Globalization, merely a noun defining the amalgam of changes wrought by technology, means we can move money, people, equipment and finished goods in a fraction of the time of just 10 years ago. Think just of the container ship compared to the freighters of the last postwar era, then contemplate the new wider, bigger, deeper Panama Canal II. Now think 3-D printing, your designer dress at the touch of a button. Who needs a container ship!
Consequently, money, jobs and prosperity are all more mobile, and transient. A community that doesn’t charge into the future will look like Fort Wayne in the 70s.
This is the future that our officials and planners must embrace.
For those of us who depend on others for work, the world will become an increasingly perilous place. Job security is already an oxymoron. Count the number of empty teller windows in the Lincoln Tower, or the empty desks at the newspapers.
The implications for economic development will increasingly turn to education and design.
More and more jobs— entry-level jobs — will become fool-proof and migrate to full automation. Like kudzu, automation continues to creep into more sophisticated job categories. Drones? If you can kill a bad guy in Afghanistan from a “game” console in Boulder how big an army do you need? How many accountants have been replaced by TurboTax? Trucks will soon cross America and dock without a driver, as they already do in Sweden.
That’s where community design comes in. The spectacle of watching a driver spend five minutes docking in some 1930s terminal is as archaic as a hitching post. Think ADA for robots and trucks and container ships. In fact, there are central terminals where the huge transports arrive, are robotically unloaded, packages are mechanically sorted, and distributed by drones. There will be fewer brown trucks in the neighborhood.
Our emphasis in school, according to visionaries, should be one of nurturing creativity, of encouraging problem solving and spurring “envisioning.” My old mentor, John Bonsib, use to call it “blue sky thinking.” STEM must couple with history, dance, debate, and sculpture. In fact, creative individualism is where we Americans, with our relatively freer culture, excel…for the moment. Germany and has caught up. Estonia and Finland are well ahead of us.
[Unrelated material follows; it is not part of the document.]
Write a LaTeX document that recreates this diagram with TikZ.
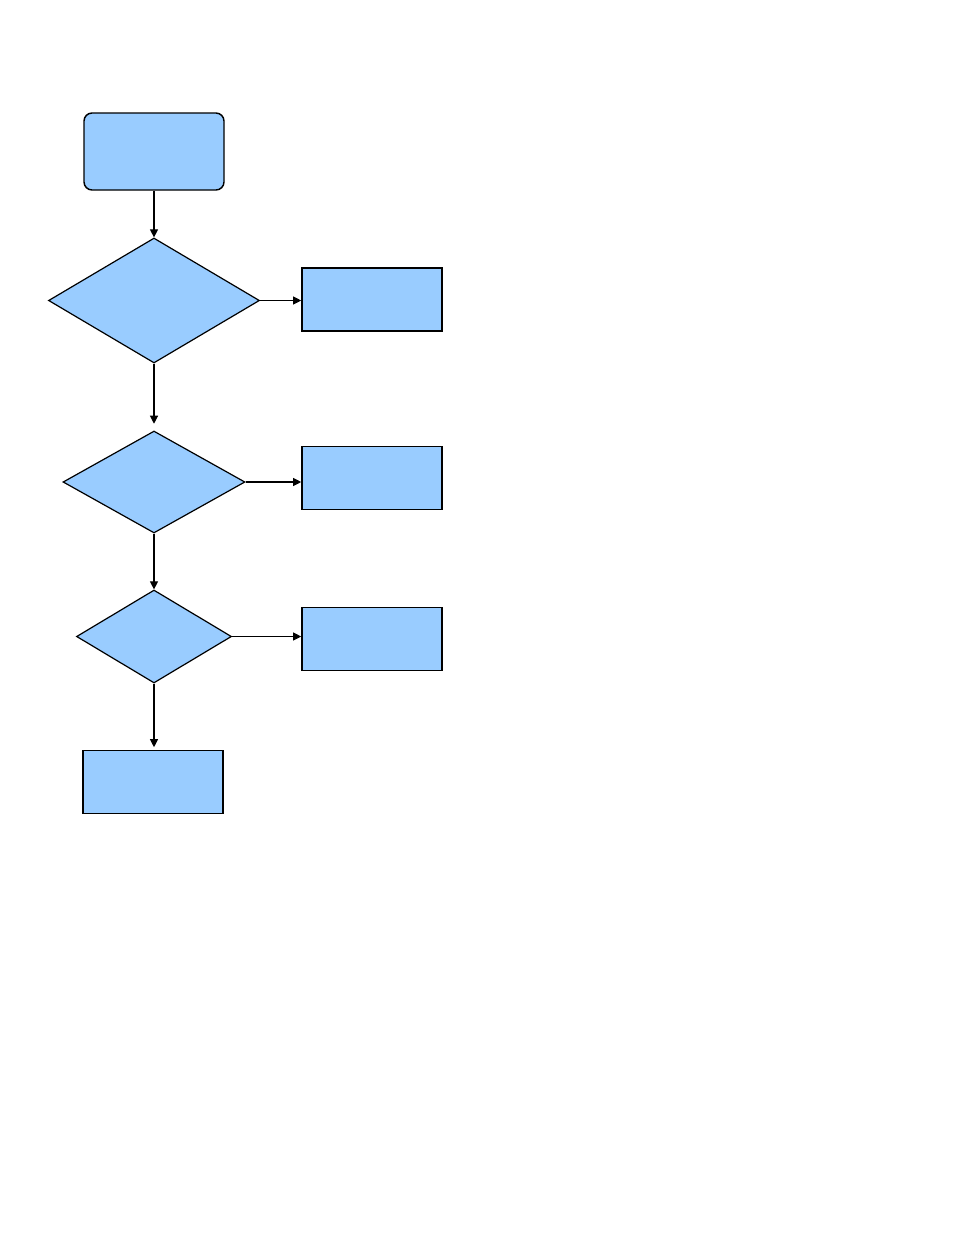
\documentclass[tikz,border=0pt]{standalone}
\usepackage{tikz}
\usetikzlibrary{arrows.meta,positioning,shapes.geometric}
\usepackage{xcolor}
\definecolor{boxblue}{RGB}{153,204,255}

\begin{document}
\begin{tikzpicture}[x=0.75pt,y=-0.75pt,
    startbox/.style={draw=black,fill=boxblue,line width=1.1pt,rounded corners=6pt,
      minimum width=105pt,minimum height=57.75pt,inner sep=0pt},
    actbox/.style={draw=black,fill=boxblue,line width=1.2pt,
      minimum width=105pt,minimum height=47pt,inner sep=0pt},
    decision/.style={diamond,draw=black,fill=boxblue,line width=0.9pt,inner sep=0pt},
    flow/.style={draw=black,line width=0.8pt,-{Triangle[length=6pt,width=6pt]}}]
        \useasboundingbox (0,0) rectangle (954,1235);
        % main column
        \node[startbox] (start) at (154,151.5) {};
        \node[decision,minimum width=158.25pt,minimum height=93.75pt] (dec1) at (154,300.5) {};
        \node[decision,minimum width=136.5pt,minimum height=76.5pt] (dec2) at (154,482) {};
        \node[decision,minimum width=116.25pt,minimum height=69.75pt] (dec3) at (154,636.5) {};
        \node[actbox] (final) at (153,782) {};
        % side boxes
        \node[actbox] (side1) at (372,299.5) {};
        \node[actbox] (side2) at (372,478) {};
        \node[actbox] (side3) at (372,639) {};
        \draw[flow] (start.south) -- (dec1.north);
        \draw[flow,shorten >=5pt] (dec1.south) -- (dec2.north);
        \draw[flow] (dec2.south) -- (dec3.north);
        \draw[flow,shorten >=2pt] (dec3.south) -- (final.north -| dec3.south);
        \draw[flow] (dec1.east) -- (dec1.east -| side1.west);
        \draw[flow] (dec2.east) -- (dec2.east -| side2.west);
        \draw[flow] (dec3.east) -- (dec3.east -| side3.west);
      \end{tikzpicture}
\end{document}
Others are at our heels.
Hopefully, in our economic development efforts we are taking this into consideration. Perhaps not. (One planner told me they would be deemed deranged if future-thought were introduced to the discussion.) But, without future-thought, our Road to One Million will only produce greater numbers of unemployed. Remember Moore’s Law.
With that in mind it was nice to see city council recently grill abatement recipients about their projects.
During the hearing, companies that had failed to comply with the terms of their agreements tried to explain why they had fallen short, usually on job creation. Most “defendants” had reasonable answers and were given a pass, some were taken to the wood shed for a thrashing. Moore’s Law won’t allow entitlement in economic development any more than on the shop floor or the McDonalds kitchen.
The best option is to place more emphasis on education, reeducation and re-re-re-education. That lifetime gig at Harvester is gone, as is the bag boy. Additionally, our focus should be on redesigning our city to facilitate robotics that, after all, will work for us to make Fort Wayne a more efficient and livable place. While we still, for the moment, need people to repair our IPhones fewer menial tasks will require a human hand. Productive leisure is the new growth industry.
In Timothy Ferris’ book, the Four Hour Work Week, he explains how he transformed his stressful life at the top of a multi-million dollar company by automating, simplification and redesign. Ferriss’ book is the mantra for the future. Download him, then stream the Rise of the Robots to better understand what we are facing as a community and nation. Instead at laughing at our “blue-sky” planners we should embrace the efficiencies they offer as fundamental to our economic development master plan.